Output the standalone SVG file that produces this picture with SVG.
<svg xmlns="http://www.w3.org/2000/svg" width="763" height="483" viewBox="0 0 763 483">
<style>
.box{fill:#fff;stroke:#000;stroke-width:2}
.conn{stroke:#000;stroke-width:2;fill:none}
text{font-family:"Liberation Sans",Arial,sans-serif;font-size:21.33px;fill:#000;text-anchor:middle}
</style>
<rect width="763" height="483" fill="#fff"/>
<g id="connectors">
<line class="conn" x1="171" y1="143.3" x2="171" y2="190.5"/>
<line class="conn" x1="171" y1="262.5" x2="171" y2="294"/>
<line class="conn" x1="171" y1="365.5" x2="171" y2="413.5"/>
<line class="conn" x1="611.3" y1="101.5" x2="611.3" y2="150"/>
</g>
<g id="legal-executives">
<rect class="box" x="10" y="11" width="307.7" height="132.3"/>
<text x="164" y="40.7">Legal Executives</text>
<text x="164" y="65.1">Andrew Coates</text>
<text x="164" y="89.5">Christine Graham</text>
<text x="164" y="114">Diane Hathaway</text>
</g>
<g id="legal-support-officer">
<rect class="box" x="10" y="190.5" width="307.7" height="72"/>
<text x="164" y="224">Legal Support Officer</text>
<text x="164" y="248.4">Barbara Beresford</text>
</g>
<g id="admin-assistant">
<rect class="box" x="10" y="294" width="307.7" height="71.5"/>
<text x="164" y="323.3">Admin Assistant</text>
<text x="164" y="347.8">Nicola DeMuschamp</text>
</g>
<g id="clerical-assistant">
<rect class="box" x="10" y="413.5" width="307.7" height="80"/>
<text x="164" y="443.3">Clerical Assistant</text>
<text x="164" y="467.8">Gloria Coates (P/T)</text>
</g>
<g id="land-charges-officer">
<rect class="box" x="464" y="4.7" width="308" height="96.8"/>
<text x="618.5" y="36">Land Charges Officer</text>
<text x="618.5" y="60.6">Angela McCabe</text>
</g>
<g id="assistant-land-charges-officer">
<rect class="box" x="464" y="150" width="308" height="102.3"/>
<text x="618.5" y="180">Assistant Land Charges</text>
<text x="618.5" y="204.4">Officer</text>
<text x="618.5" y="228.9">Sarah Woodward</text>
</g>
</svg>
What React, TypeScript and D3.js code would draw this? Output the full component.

* _Task statement_
Retype the data exactly as given.

* _Right answer_
Output the standalone SVG file that produces this picture with SVG.
<svg xmlns="http://www.w3.org/2000/svg" width="763" height="483" viewBox="0 0 763 483">
<style>
.box{fill:#fff;stroke:#000;stroke-width:2}
.conn{stroke:#000;stroke-width:2;fill:none}
text{font-family:"Liberation Sans",Arial,sans-serif;font-size:21.33px;fill:#000;text-anchor:middle}
</style>
<rect width="763" height="483" fill="#fff"/>
<g id="connectors">
<line class="conn" x1="171" y1="143.3" x2="171" y2="190.5"/>
<line class="conn" x1="171" y1="262.5" x2="171" y2="294"/>
<line class="conn" x1="171" y1="365.5" x2="171" y2="413.5"/>
<line class="conn" x1="611.3" y1="101.5" x2="611.3" y2="150"/>
</g>
<g id="legal-executives">
<rect class="box" x="10" y="11" width="307.7" height="132.3"/>
<text x="164" y="40.7">Legal Executives</text>
<text x="164" y="65.1">Andrew Coates</text>
<text x="164" y="89.5">Christine Graham</text>
<text x="164" y="114">Diane Hathaway</text>
</g>
<g id="legal-support-officer">
<rect class="box" x="10" y="190.5" width="307.7" height="72"/>
<text x="164" y="224">Legal Support Officer</text>
<text x="164" y="248.4">Barbara Beresford</text>
</g>
<g id="admin-assistant">
<rect class="box" x="10" y="294" width="307.7" height="71.5"/>
<text x="164" y="323.3">Admin Assistant</text>
<text x="164" y="347.8">Nicola DeMuschamp</text>
</g>
<g id="clerical-assistant">
<rect class="box" x="10" y="413.5" width="307.7" height="80"/>
<text x="164" y="443.3">Clerical Assistant</text>
<text x="164" y="467.8">Gloria Coates (P/T)</text>
</g>
<g id="land-charges-officer">
<rect class="box" x="464" y="4.7" width="308" height="96.8"/>
<text x="618.5" y="36">Land Charges Officer</text>
<text x="618.5" y="60.6">Angela McCabe</text>
</g>
<g id="assistant-land-charges-officer">
<rect class="box" x="464" y="150" width="308" height="102.3"/>
<text x="618.5" y="180">Assistant Land Charges</text>
<text x="618.5" y="204.4">Officer</text>
<text x="618.5" y="228.9">Sarah Woodward</text>
</g>
</svg>
What React, TypeScript and D3.js code would draw this? Output the full component.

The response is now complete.